Not two months ago I wrote about Earthquakes and God and included these lines:
But ultimately disasters wherever they occur should make us look to ourselves. Jesus’s words to those reporting the local news to Him should drive us to our knees: “Unless you repent, you will all likewise perish.”
Last night—actually early this morning, at 4:04—a quake hit Southern California. If those of you living in another country or another part of the US didn’t hear about this, don’t be surprised because this temblor was small—only 4.4, compared to the 8.8 Chilean quake and the 7.0 Haitian quake. No buildings down, no people hurt, trapped, or dead. In fact, very little damage.
But for me it was a wake up call. Well, not really because I was already awake and reading.
The one important point I haven’t mentioned yet is the epicenter of this quake. To be honest, I wouldn’t have been surprised if the report came in that it was under my apartment building.
The first thing I felt and heard, simultaneously, was a crash as if a large something had slammed into the side of the building. Then a shaking as if a giant had gripped the building in two hands and was shaking it like someone would a tree in an effort to bring down an apple in the top branches or a ball that was lodged among the leaves.
It didn’t last long–ten seconds maybe.
But here’s the thing. Amid car alarms blaring into the morning darkness, I turned on the TV to find out where the epicenter was (close, and nothing to worry about because I’d felt the worst of it; or far, and there might be considerable damage).
Turns out, I was about as close to the epicenter as it felt. This quake was approximately three miles closer to me than the Whittier Narrows temblor some twenty plus years ago. That one, centered about five miles from me, killed eight people and caused millions of dollars of damage.
But back to the TV and the point of this post. Every morning news program carried coverage of this quake at once. They knew when and where and how hard and even how deep (a little over ten miles down so it was felt over a far range even though it wasn’t that hard). And they started taking phone calls, asking people what they felt, if it had wakened them, and if they were prepared.
The media puts big stock here in people being prepared for “The Big One.” We are all to have an emergency supply of water, clothes, food, batteries, radio, and now, apparently, a generator, since several of the callers mentioned that.
All this “be prepared” talk is about weathering the days after a devastating quake. No talk about preparing to die. No talk about the spiritual implications of something so uncontrollable as a quake or a string of quakes. Why aren’t we talking about where God is in all this?

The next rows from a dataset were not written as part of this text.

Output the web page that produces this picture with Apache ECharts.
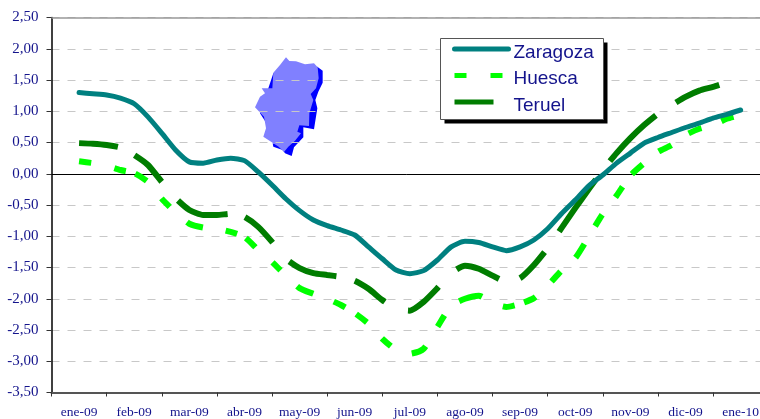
<!DOCTYPE html>
<html><head><meta charset="utf-8">
<style>html,body{margin:0;padding:0;background:#fff}#c{width:760px;height:419px}</style>
<script src="https://cdn.jsdelivr.net/npm/echarts@6/dist/echarts.min.js"></script>
</head><body><div id="c"></div>
<script>
const months = ['ene-09','feb-09','mar-09','abr-09','may-09','jun-09','jul-09','ago-09','sep-09','oct-09','nov-09','dic-09','ene-10'];
const yTicks = [-3.5, 2.5, 0.5];
const zaragoza = [1.30,1.28,1.26,1.21,1.12,.91,.65,.38,.19,.17,.22,.25,.21,.03,-.18,-.40,-.59,-.74,-.83,-.90,-.98,-1.17,-1.36,-1.54,-1.60,-1.55,-1.38,-1.17,-1.08,-1.10,-1.17,-1.23,-1.17,-1.06,-.88,-.64,-.42,-.19,-.02,.17,.33,.49,.58,.66,.74,.81,.89,.95,1.02];
const huesca = [.20,.17,.13,.06,.01,-.13,-.40,-.62,-.80,-.86,-.88,-.93,-1.01,-1.22,-1.41,-1.63,-1.83,-1.92,-2.00,-2.10,-2.23,-2.40,-2.64,-2.82,-2.88,-2.80,-2.45,-2.11,-2.00,-1.95,-2.07,-2.13,-2.08,-1.99,-1.79,-1.55,-1.35,-1.00,-.64,-.35,-.03,.17,.35,.46,.62,.72,.78,.88,.94];
const teruel = [.49,.48,.46,.42,.30,.14,-.13,-.39,-.58,-.66,-.66,-.64,-.69,-.85,-1.09,-1.36,-1.51,-1.59,-1.62,-1.65,-1.71,-1.84,-2.02,-2.16,-2.19,-2.05,-1.83,-1.59,-1.47,-1.52,-1.63,-1.73,-1.67,-1.46,-1.19,-.87,-.55,-.24,.06,.33,.57,.78,.96,1.10,1.23,1.33,1.39,1.46,1.52];
const samplesPerMonth = 4;

const navy = '#14148c';
const huescaDash = [12,24,12,10,13,23,12,23,17,23,12,10,13,23,11,23,18,22,13,13,13,22,12,23,16,23,13,21,24,23,12,10,13,22,13,21,16,21,13,22,13,16,14,21,14,21,14,21,13,60];
const teruelDash = [39,19,38,25,54,18,38,25,50,19,37,25,40,25,46,22,36,25,64,23,65,24,47,60];
const toPts = a => a.map((v,i)=>[i/samplesPerMonth, v]);
const mapDark = [[232,50],[248,62],[248,98],[235,125],[226,150],[232,175],[222,238],[190,232],[190,262],[162,292],[155,318],[135,310],[128,300],[100,290],[98,280],[118,285],[112,270],[60,190],[100,70]];
const mapLight = [[138,22],[148,33],[168,34],[195,43],[222,40],[233,52],[236,85],[228,115],[212,132],[220,150],[208,190],[207,228],[178,226],[172,245],[183,250],[165,272],[145,290],[132,306],[116,290],[100,280],[70,260],[78,235],[72,200],[45,172],[60,140],[75,130],[65,115],[97,115],[100,68],[120,45]];
const scaleMap = s => s.map(p=>[p[0]/3,p[1]/3]);

const chart = echarts.init(document.getElementById('c'), null, {renderer:'canvas'});
chart.setOption({
  animation:false,
  backgroundColor:'#fff',
  grid:{left:51.5, top:17.5, width:716.7, height:375, containLabel:false, outerBoundsMode:'none'},
  legend:{
    left:452, top:41, orient:'vertical', padding:0, itemGap:5.5,
    itemWidth:54, itemHeight:20, z:5,
    itemStyle:{opacity:0},
    lineStyle:{width:5},
    formatter:'{t|{name}}',
    textStyle:{color:navy, fontFamily:'Liberation Sans', fontSize:19,
      rich:{t:{color:navy, fontFamily:'Liberation Sans', fontSize:19, padding:[7,0,0,0]}}},
    selectedMode:false,
    data:['Zaragoza','Huesca','Teruel']
  },
  xAxis:[
    {type:'category', data:months, position:'bottom', boundaryGap:true,
     axisLine:{onZero:false, lineStyle:{color:'#555', width:2}},
     axisTick:{show:true, length:4, alignWithLabel:false, lineStyle:{color:'#333'}},
     axisLabel:{interval:0, color:navy, fontFamily:'Liberation Serif', fontSize:13.5, margin:13, hideOverlap:false},
     splitLine:{show:false}},
    {type:'value', show:false, min:-0.5, max:12.5, position:'top'}
  ],
  yAxis:{type:'value', min:yTicks[0], max:yTicks[1], interval:yTicks[2],
    axisLine:{show:true, onZero:false, lineStyle:{color:'#000', width:1.5}},
    axisTick:{show:true, length:5, lineStyle:{color:'#333'}},
    axisLabel:{color:navy, fontFamily:'Liberation Serif', fontSize:15, margin:13,
      formatter:v=>v.toFixed(2).replace('.',',')},
    splitLine:{show:true, lineStyle:{color:'#c8c8c8', type:[8,8], width:1}}
  },
  series:[
    {name:'Zaragoza', type:'line', xAxisIndex:1, data:toPts(zaragoza), showSymbol:false, symbol:'none', smooth:0.2, z:4,
     lineStyle:{color:'#008080', width:5, cap:'round'}, itemStyle:{color:'#008080'},
     markLine:{silent:true, symbol:'none', label:{show:false}, animation:false, z:1,
       data:[{yAxis:0, lineStyle:{color:'#000', width:1, type:'solid'}},
             {yAxis:2.5, lineStyle:{color:'#999', width:1.5, type:'solid'}}]}},
    {name:'Huesca', type:'line', xAxisIndex:1, data:toPts(huesca), showSymbol:false, symbol:'none', smooth:0.2, z:3,
     lineStyle:{color:'#00ff00', width:6, type:huescaDash, cap:'butt'}, itemStyle:{color:'#00ff00'}},
    {name:'Teruel', type:'line', xAxisIndex:1, data:toPts(teruel), showSymbol:false, symbol:'none', smooth:0.2, z:3,
     lineStyle:{color:'#007d00', width:6, type:teruelDash, cap:'butt'}, itemStyle:{color:'#007d00'}}
  ],
  graphic:[
    {type:'rect', z:3, shape:{x:444.5,y:42.5,width:163,height:81}, style:{fill:'#000'}},
    {type:'rect', z:3, shape:{x:440.5,y:38.5,width:163,height:81}, style:{fill:'#fff', stroke:'#555', lineWidth:1}},
    {type:'group', x:240, y:50, z:2, children:[
      {type:'polygon', shape:{points:scaleMap(mapDark)}, style:{fill:'#0000ff'}},
      {type:'polygon', shape:{points:scaleMap(mapLight)}, style:{fill:'#8080ff'}}
    ]}
  ]
});
</script></body></html>
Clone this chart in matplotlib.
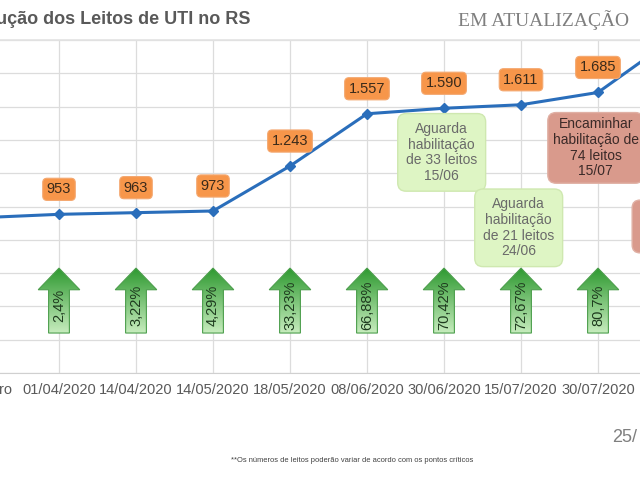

Oh, I suppose most Christians were scared off the topic by what Pat Robertson said after the quake in Haiti. But God makes it clear in places in the Bible like Isaiah that He brought war and famine and drought and natural disasters as a warning to the nations or as punishment for their sins.
There are so many passages I’d like to quote, but let me finish with this one:
Behold, the name of the LORD comes from a remote place; Burning is His anger and dense is His smoke; His lips are filled with indignation And His tongue is like a consuming fire;
His breath is like an overflowing torrent, Which reaches to the neck, To shake the nations back and forth in a sieve, And to put in the jaws of the peoples the bridle which leads to ruin.
– Isa 30:27-28
Preparation? The only preparation that matters is for us to go to our faces before God and plead for his mercy and for revival in our land.